Die Tiefgarage war vorgegeben beziehungsweise bereits vorhanden. Das zurückgesetzte Staffelgeschoß muss natürlich konstruktiv abgefangen werden. Hierfür war ursprünglich eine Holzkonstruktion angedacht. Da die Ausführung jedoch zu komplex war, wurde für diese Aufgabe eine Stahlkonstruktion gewählt. Ab der Bodenplatte, mit Ausnahme der Stiegenläufe, wurde kein mineralisches Material in der Rohkonstruktion verwendet. Im Bodenaufbau musste jedoch auf Zementestrich zurückgegriffen werden. Kleine Balkone wurde mit einem Seil innerhalb des Geländers zurückgehängt, größere Balkone wurden mit einer Formrohrkonstruktion gestützt. Die Aussteifung war anfänglich mit Diagonalen geplant, später wurde in die Holzrahmenwand eine dünne Brettsperrholzwand eingefügt, welche die Aussteifung übernimmt. Das Projekt war ein Versuch für die Auftraggeber, die Kosten langen bei etwa 10% mehr als beim Betonbau, was größtenteils daran lag, dass die Potenziale des Holzbaus kaum genutzt werden konnten. Im Holzbau sollte immer unterschieden werden zwischen den substanziellen Bestandteilen des Gebäudes (tragende Elemente) und jenen Elementen, die ausgetauscht werden können. Beispielsweise wurden die Balkonplatten, beim Projekt Baranygasse, so geplant, dass sie mit Schwertern an Kopplungspunkten aufgehängt sind, wodurch sie sich leicht vom Gebäude trennen lassen.

Ein beliebtes statisches System für hohe Mehrgeschoßer in Wien, ist eine Konstruktion, bestehend aus einem mineralischen Kern (häufig das Stiegenhaus), schubsteifen Decken (BSP), Stützen und Unterzügen.
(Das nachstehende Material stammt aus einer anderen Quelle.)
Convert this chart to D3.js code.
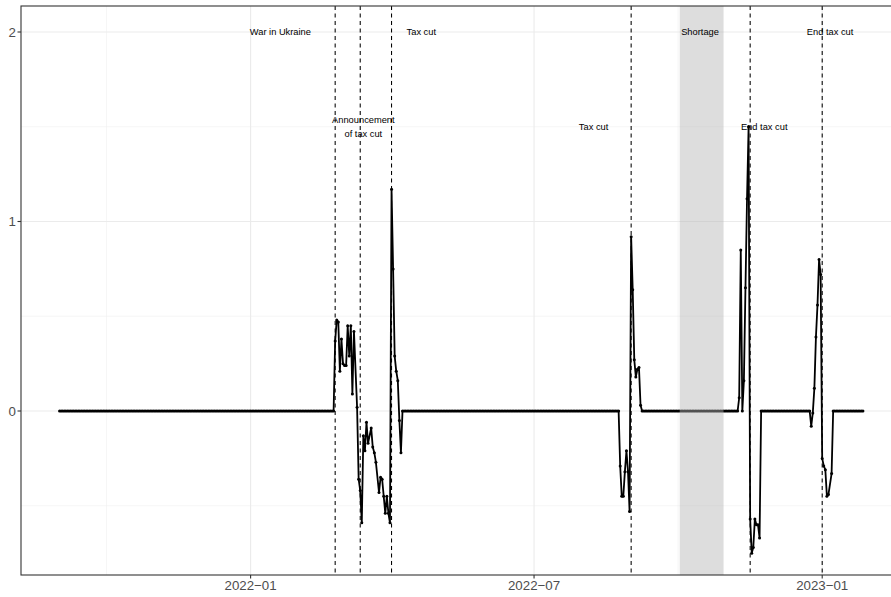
<!DOCTYPE html>
<html><head><meta charset="utf-8">
<script src="https://cdn.jsdelivr.net/npm/d3@7"></script>
<style>body{margin:0;background:#fff}svg{display:block;font-family:"Liberation Sans",Arial,Helvetica,sans-serif}</style>
</head><body><svg id="c" width="891" height="597"></svg>
<script>
// ---- data ----
// Spans where the series sits flat at 0 (one reading per day)
const zeroRunStart = ["2021-09-01","2022-04-08","2022-09-08","2022-11-23","2023-01-08"];
const zeroRunEnd   = ["2022-02-23","2022-08-24","2022-11-08","2022-12-24","2023-01-27"];
// Non-zero episodes
const episodeDates = [
  "2022-02-24","2022-02-25","2022-02-26","2022-02-27","2022-02-28","2022-03-01","2022-03-02","2022-03-03",
  "2022-03-04","2022-03-05","2022-03-06","2022-03-07","2022-03-08","2022-03-10","2022-03-11","2022-03-12",
  "2022-03-13","2022-03-14","2022-03-15","2022-03-16","2022-03-17","2022-03-19","2022-03-20","2022-03-21",
  "2022-03-22","2022-03-24","2022-03-25","2022-03-26","2022-03-27","2022-03-28","2022-03-29","2022-03-30",
  "2022-03-31","2022-04-01","2022-04-02","2022-04-03","2022-04-04","2022-04-05","2022-04-06","2022-04-07",
  "2022-08-25","2022-08-26","2022-08-27","2022-08-28","2022-08-29","2022-08-30","2022-08-31","2022-09-01",
  "2022-09-02","2022-09-03","2022-09-04","2022-09-05","2022-09-06","2022-09-07",
  "2022-11-09","2022-11-10","2022-11-11","2022-11-12","2022-11-13","2022-11-14","2022-11-15","2022-11-16",
  "2022-11-17","2022-11-18","2022-11-19","2022-11-20","2022-11-21","2022-11-22",
  "2022-12-25","2022-12-26","2022-12-27","2022-12-28","2022-12-29","2022-12-30","2022-12-31","2023-01-01",
  "2023-01-02","2023-01-03","2023-01-04","2023-01-05","2023-01-07"
];
const episodeValues = [
  0.37,0.48,0.47,0.21,0.38,0.25,0.24,0.24,
  0.45,0.29,0.45,0.09,0.42,0.02,-0.36,-0.42,
  -0.59,-0.13,-0.21,-0.06,-0.17,-0.09,-0.19,-0.22,
  -0.27,-0.43,-0.35,-0.36,-0.45,-0.54,-0.45,-0.54,
  -0.59,1.17,0.75,0.29,0.21,0.16,-0.05,-0.22,
  -0.29,-0.45,-0.45,-0.32,-0.21,-0.32,-0.53,0.92,
  0.64,0.27,0.18,0.22,0.23,0.03,
  0.07,0.85,0.00,0.16,0.65,1.12,1.50,-0.57,
  -0.75,-0.72,-0.57,-0.60,-0.60,-0.67,
  -0.08,-0.01,0.12,0.39,0.56,0.80,0.72,-0.25,
  -0.29,-0.31,-0.45,-0.44,-0.33
];
const eventDates = ["2022-02-24","2022-03-12","2022-04-01","2022-09-01","2022-11-16","2023-01-01"];
const shortageStart = "2022-10-02", shortageEnd = "2022-10-30";
const labelTexts  = ["War in Ukraine","Announcement\nof tax cut","Tax cut","Tax cut","Shortage","End tax cut","End tax cut"];
const labelDates  = ["2022-01-20","2022-03-14","2022-04-20","2022-08-08","2022-10-15","2022-11-25","2023-01-06"];
const labelValues = [2,1.5,2,1.5,2,1.5,2];
const xTickDates  = ["2022-01-01","2022-07-01","2023-01-01"];
const xTickLabels = ["2022\u221201","2022\u221207","2023\u221201"];
const xMinorDates = ["2021-10-01","2022-04-01","2022-10-01"];
const yTicks = [0,1,2];
const yMinor = [-0.5,0.5,1.5];

// ---- build series ----
const P = d3.utcParse("%Y-%m-%d");
const series = [];
zeroRunStart.forEach((s,i)=>{
  d3.utcDay.range(P(s), d3.utcDay.offset(P(zeroRunEnd[i]),1)).forEach(d=>series.push({d, v:0}));
});
episodeDates.forEach((s,i)=>series.push({d:P(s), v:episodeValues[i]}));
series.sort((a,b)=>a.d-b.d);

// ---- layout ----
const L=21, R=903, T=6, B=575;
const x = d3.scaleUtc().domain([P("2022-01-01"), P("2023-01-01")]).range([250.6, 822.2]);
const y = d3.scaleLinear().domain([0,2]).range([411,32]);

const svg = d3.select("#c");
svg.append("defs").append("clipPath").attr("id","clip")
  .append("rect").attr("x",L).attr("y",T).attr("width",R-L).attr("height",B-T);
const g = svg.append("g").attr("clip-path","url(#clip)");
g.append("rect").attr("x",L).attr("y",T).attr("width",R-L).attr("height",B-T).attr("fill","#fff");

// grid
g.selectAll(".ym").data(yMinor).join("line").attr("x1",L).attr("x2",R)
  .attr("y1",d=>y(d)).attr("y2",d=>y(d)).attr("stroke","#f0f0f0").attr("stroke-width",0.6);
g.selectAll(".xm").data(xMinorDates).join("line").attr("y1",T).attr("y2",B)
  .attr("x1",d=>x(P(d))).attr("x2",d=>x(P(d))).attr("stroke","#f0f0f0").attr("stroke-width",0.6);
g.selectAll(".yM").data(yTicks).join("line").attr("x1",L).attr("x2",R)
  .attr("y1",d=>y(d)).attr("y2",d=>y(d)).attr("stroke","#ebebeb").attr("stroke-width",1.1);
g.selectAll(".xM").data(xTickDates).join("line").attr("y1",T).attr("y2",B)
  .attr("x1",d=>x(P(d))).attr("x2",d=>x(P(d))).attr("stroke","#ebebeb").attr("stroke-width",1.1);

// data line + points
g.append("path").datum(series)
  .attr("d", d3.line().x(d=>x(d.d)).y(d=>y(d.v)))
  .attr("fill","none").attr("stroke","#000").attr("stroke-width",1.8).attr("stroke-linejoin","round");
g.selectAll(".pt").data(series).join("circle")
  .attr("cx",d=>x(d.d)).attr("cy",d=>y(d.v)).attr("r",1.5).attr("fill","#000");

// shortage band
g.append("rect").attr("x",x(P(shortageStart))).attr("width",x(P(shortageEnd))-x(P(shortageStart)))
  .attr("y",T).attr("height",B-T).attr("fill","#b3b3b3").attr("fill-opacity",0.45);

// event lines
g.selectAll(".ev").data(eventDates).join("line")
  .attr("x1",d=>x(P(d))).attr("x2",d=>x(P(d))).attr("y1",T).attr("y2",B)
  .attr("stroke","#000").attr("stroke-width",1.05).attr("stroke-dasharray","4,3.5");

// labels
labelTexts.forEach((t,i)=>{
  const lines = t.split("\n");
  const cx = x(P(labelDates[i])), cy = y(labelValues[i]);
  const lh = 14;
  const tx = g.append("text").attr("text-anchor","middle").attr("font-size",9.3).attr("fill","#000");
  lines.forEach((ln,j)=>{
    tx.append("tspan").attr("x",cx).attr("y", cy + (j-(lines.length-1)/2)*lh).attr("dy","0.35em").text(ln);
  });
});

// panel border
svg.append("rect").attr("x",L).attr("y",T).attr("width",R-L).attr("height",B-T)
  .attr("fill","none").attr("stroke","#333").attr("stroke-width",1.1);

// axes
const ax = svg.append("g");
ax.selectAll(".yt").data(yTicks).join("line").attr("x1",L-3.5).attr("x2",L)
  .attr("y1",d=>y(d)).attr("y2",d=>y(d)).attr("stroke","#333").attr("stroke-width",1.1);
ax.selectAll(".yl").data(yTicks).join("text").attr("x",L-5).attr("y",d=>y(d)).attr("dy","0.36em")
  .attr("text-anchor","end").attr("font-size",13.3).attr("fill","#4d4d4d").text(d=>d);
ax.selectAll(".xt").data(xTickDates).join("line").attr("y1",B).attr("y2",B+3.5)
  .attr("x1",d=>x(P(d))).attr("x2",d=>x(P(d))).attr("stroke","#333").attr("stroke-width",1.1);
ax.selectAll(".xl").data(xTickDates).join("text").attr("x",d=>x(P(d))).attr("y",B+5).attr("dy","0.72em")
  .attr("text-anchor","middle").attr("font-size",13.3).attr("fill","#4d4d4d").text((d,i)=>xTickLabels[i]);
</script></body></html>
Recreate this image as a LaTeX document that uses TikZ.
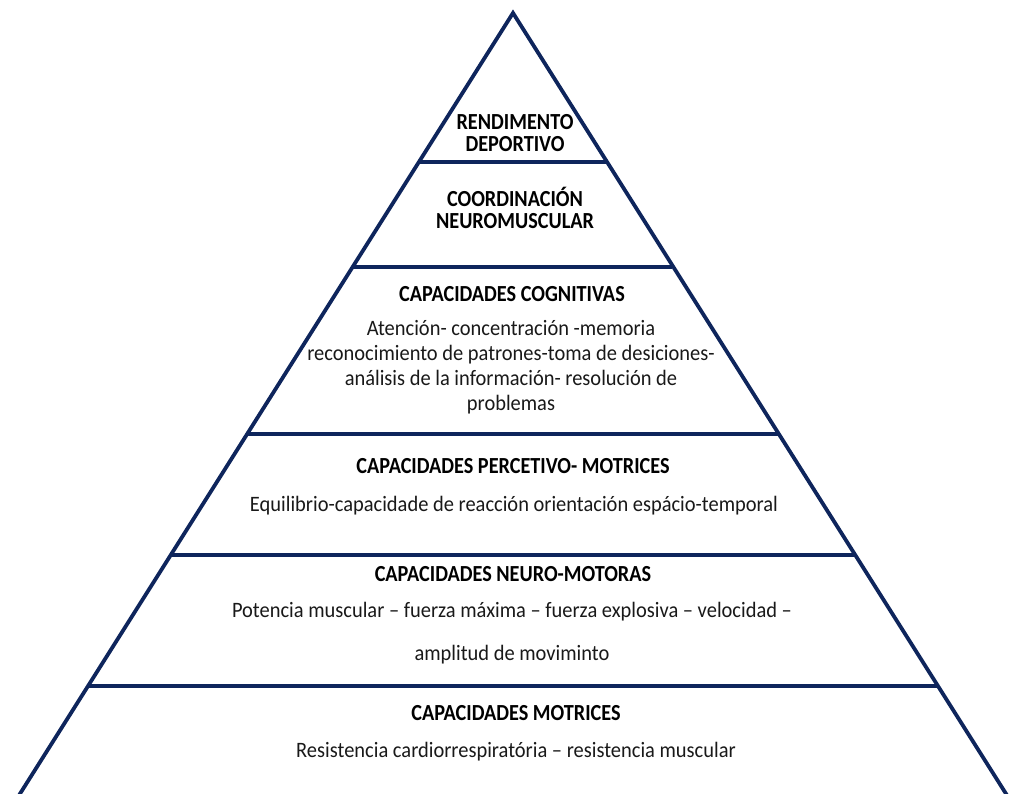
\documentclass[tikz,border=0pt]{standalone}
\usepackage{fontspec}
\setmainfont{Carlito}
\newfontfamily\headfont[FakeStretch=0.88]{Carlito}
\newfontfamily\bodyfont[FakeStretch=0.93]{Carlito}
\definecolor{navy}{RGB}{14,37,92}
\begin{document}
\begin{tikzpicture}[x=1pt,y=-1pt,
  edge/.style={draw=navy,line width=3.8pt},
  tier/.style={draw=navy,line width=3.6pt},
  title/.style={font=\headfont\bfseries\fontsize{23}{22.5}\selectfont,align=center,text=black,inner sep=0pt},
  body/.style={font=\bodyfont\fontsize{22}{25}\selectfont,align=center,text=black!90,inner sep=0pt}]
\useasboundingbox (0,0) rectangle (1010,794);
\begin{scope}
  \clip (0,0) rectangle (1010,794);
  % outer triangle
  \coordinate (apex) at (513,13);
  \coordinate (bl) at (11,808);
  \coordinate (br) at (1015,808);
  \draw[edge,line join=miter] (bl) -- (apex) -- (br);
  % tier boundaries
  \coordinate (l1) at (420,162); \coordinate (r1) at (606,162);
  \coordinate (l2) at (354,267); \coordinate (r2) at (672,267);
  \coordinate (l3) at (248,434); \coordinate (r3) at (778,434);
  \coordinate (l4) at (172,555); \coordinate (r4) at (854,555);
  \coordinate (l5) at (89,686);  \coordinate (r5) at (937,686);
  \draw[tier] (l1) -- (r1);
  \draw[tier] (l2) -- (r2);
  \draw[tier] (l3) -- (r3);
  \draw[tier] (l4) -- (r4);
  \draw[tier] (l5) -- (r5);
\end{scope}
% tier texts
\node[title] (t1) at (515,133) {RENDIMENTO\\DEPORTIVO};
\node[title] (t2) at (515,208) {COORDINACIÓN\\NEUROMUSCULAR};
\node[title] (t3) at (512,294) {CAPACIDADES COGNITIVAS};
\node[body] (b3) at (511,367) {Atención- concentración -memoria\\reconocimiento de patrones-toma de desiciones-\\análisis de la información- resolución de\\problemas};
\node[title] (t4) at (513,466) {CAPACIDADES PERCETIVO- MOTRICES};
\node[body] (b4) at (514,506) {Equilibrio-capacidade de reacción orientación espácio-temporal};
\node[title] (t5) at (513,574) {CAPACIDADES NEURO-MOTORAS};
\node[body] (b5) at (512,612) {Potencia muscular – fuerza máxima – fuerza explosiva – velocidad –};
\node[body] (b5b) at (512,655) {amplitud de movimint{o}};
\node[title] (t6) at (516,713) {CAPACIDADES MOTRICES};
\node[body] (b6) at (516,752) {Resistencia cardiorrespiratória – resistencia muscular};
\end{tikzpicture}
\end{document}
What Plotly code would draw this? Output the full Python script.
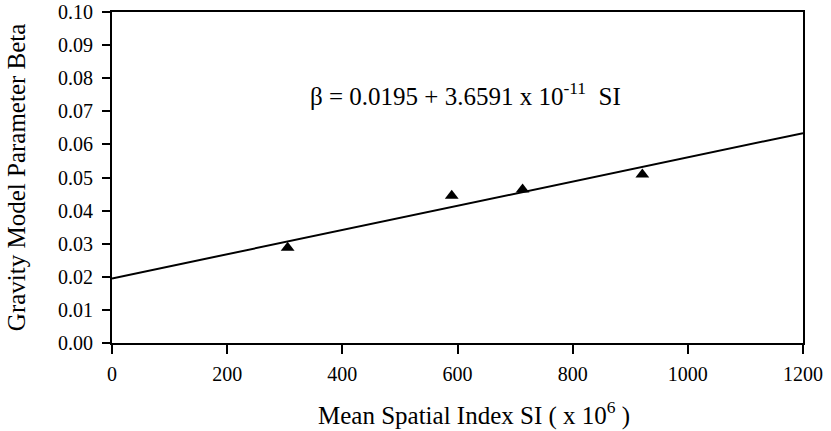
import plotly.graph_objects as go

# Data
si_values = [305, 590, 713, 921]          # Mean Spatial Index SI (x 10^6)
beta_values = [0.0288, 0.0445, 0.0464, 0.0509]
fit_x = [0, 1200]
intercept = 0.0195
slope = 3.6591e-5                          # per unit of SI (x 10^6)
fit_y = [intercept + slope * v for v in fit_x]

x_ticks = [0, 200, 400, 600, 800, 1000, 1200]
y_ticks = [0.00, 0.01, 0.02, 0.03, 0.04, 0.05, 0.06, 0.07, 0.08, 0.09, 0.10]
y_tick_labels = [f"{v:.2f}" for v in y_ticks]

x_title = "Mean Spatial Index SI ( x 10<sup>6</sup> )"
y_title = "Gravity Model Parameter Beta"
equation = "β = 0.0195 + 3.6591 x 10<sup>-11</sup>  SI"

FONT = "Liberation Serif"

fig = go.Figure()
fig.add_trace(go.Scatter(x=fit_x, y=fit_y, mode="lines",
                         line=dict(color="black", width=2), showlegend=False))
fig.add_trace(go.Scatter(x=si_values, y=beta_values, mode="markers",
                         marker=dict(symbol="triangle-up", size=12, color="black"),
                         showlegend=False))

fig.add_annotation(x=340, y=0.0752, xref="x", yref="y", xanchor="left", yanchor="middle",
                   text=equation, showarrow=False,
                   font=dict(family=FONT, size=25, color="black"))
fig.add_annotation(x=0.524, y=-0.2145, xref="paper", yref="paper",
                   xanchor="center", yanchor="middle", text=x_title, showarrow=False,
                   font=dict(family=FONT, size=25, color="black"))
fig.add_annotation(x=-0.138, y=0.5, xref="paper", yref="paper", textangle=-90,
                   xanchor="center", yanchor="middle", text=y_title, showarrow=False,
                   font=dict(family=FONT, size=25, color="black"))

fig.update_layout(
    width=831, height=431,
    margin=dict(l=112, r=28, t=12, b=88),
    paper_bgcolor="white", plot_bgcolor="white",
    font=dict(family=FONT, color="black", size=18),
)
fig.update_xaxes(range=[0, 1200], tickvals=x_ticks, ticks="outside", ticklen=9,
                 tickwidth=2, tickcolor="black", showline=True, linecolor="black",
                 linewidth=2, mirror=True, showgrid=False, zeroline=False,
                 automargin=False, ticklabelstandoff=3,
                 tickfont=dict(family=FONT, size=20))
fig.update_yaxes(range=[0, 0.10], tickvals=y_ticks, ticktext=y_tick_labels,
                 ticks="outside", ticklen=8, tickwidth=2, tickcolor="black",
                 showline=True, linecolor="black", linewidth=2, mirror=True,
                 showgrid=False, zeroline=False,
                 automargin=False, ticklabelstandoff=5,
                 tickfont=dict(family=FONT, size=20))

fig.write_html("out.html", config={"displayModeBar": False},
               post_script="document.body.style.margin='0';")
Nach dem gleichen Prinzip funktionieren auch konventionelle Bürobauten. Die Grundrisse werden durch nichttragende leichte Elemente gebildet, wodurch die Flexibilität enorm erhöht werden kann.

Bei dem Projekt Haus des Lernens (St. Pölten, MAGK 2018) wurde Grundstruktur ähnlich geplant: Brettsperrholz-Platten bilden den Kern, über den Großteil der Gebäudelänge, der sich nach außen hin in eine Skelett-Struktur auflöst. Dadurch ist eine sehr gute Grundsteifigkeit gewährleistet, und ermöglicht, an der Außenwand mit Leichtelementen und ökologischen Materialien zu arbeiten.